By the age of 23, Mark Zuckerberg was the world's youngest self-made billionaire. He has built a global social media empire, connecting more than 2.7 billion people actively using Facebook each month.

The co-founder and CEO of Facebook is certainly one of the most powerful and influential people on the planet. He sets an inspiring, but possibly also intimidating, example to budding entrepreneurs. However, the Zuck is keen to reassure people that genius isn't the only ingredient to success.

Zuckerberg's advice on making ideas work has been included on this infographic from, along with other motivational wisdom from leading founders and entrepreneurs. He says:

People think innovation is just having a good idea, but a lot of it is just moving quickly and trying a lot of things.

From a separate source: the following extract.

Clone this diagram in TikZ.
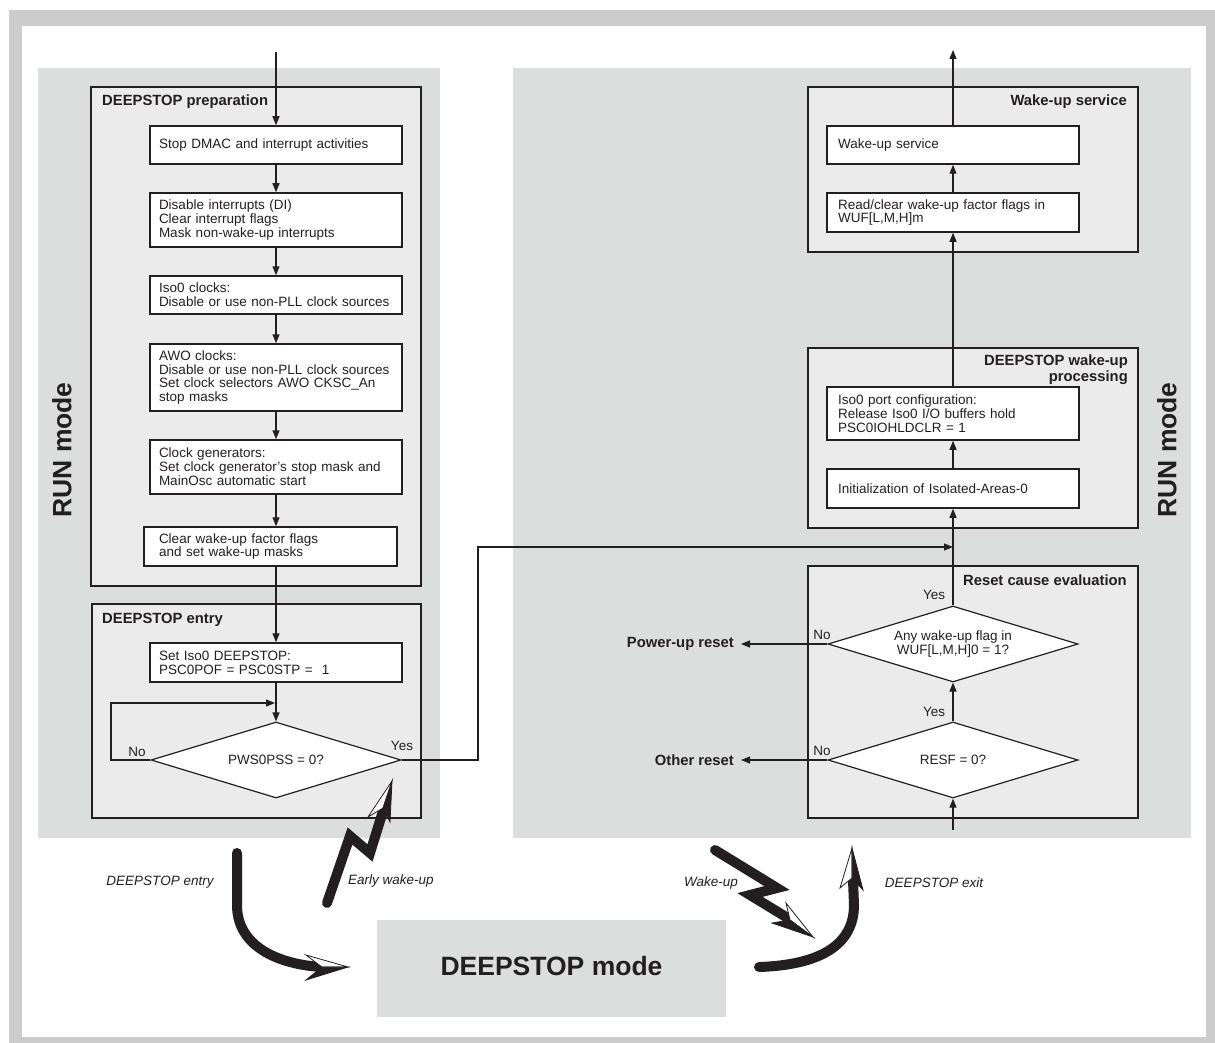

Success isn't just about ideas

Zuckerberg warns against getting dazzled by famous success stories and legendary feats of genius. "The idea of a single eureka moment," he says, "is a dangerous lie" that can make people feel inadequate, and prevent people from getting started in the first place.

A great idea or flash of inspiration is a useful starting point, of course, but it is far from the most important thing. Ideas need to be brought to life through execution -- the ability to actively and vigorously pursue an idea to make it work. This involves testing out those new ideas and moving forward with projects rather than waiting around for a fully formed and flawless concept to magically appear. It's a dynamic, exciting, and rewarding process.

Yet people are often held back by the fear of making mistakes, and that can be very limiting. If you wait for a fully formed and flawless business plan to fall in your lap, you could be waiting for a very long time. The likelihood is that things will not work perfectly the first time around -- and that's OK!

Facebook is a great example of this. Zuckerberg's original idea was Facemash, a "hot or not" style platform to judge the attractiveness of fellow students at Harvard. This enterprise got him into trouble with the college administration for privacy and copyright violations, so he was forced to rethink his strategy for developing his idea.

Ideas become more clear as you continue to develop them. Try to view mistakes as opportunities to see what does and doesn't work. If you can identify an issue while you're testing an idea, you can work out creative and practical solutions and make adjustments and improvements to hone things further.

Kick-start your project 

Zuckerberg's advice is all about making sure that you move things beyond the idea stage, and into the real world. That means getting yourself organized and getting other people involved.

There's no use pretending that you can do everything by yourself. Bringing other people to the table is a great way to inject life into a project, and make sure you have all the necessary skill bases covered. It's also vital to invite input and feedback from others to get a fresh perspective on how things are going.

When starting out on a new project, you need to:

  1. Reach out for help. Look for people who have the skills, knowledge, experience, and interest that will help your project take off.
  2. Include your team in your plan. Run through the important details and key goals of your project in an initial kickoff session.
  3. Agree on a process. Make sure that everyone is on the same page about key strategy points. Don't get bogged down in details that can be ironed out later.

The fantasy of flying solo powered only by miraculous inspiration is a recipe for disappointment. If you can adopt a more practical and realistic approach to making something of your ideas, you have a genuine chance of success.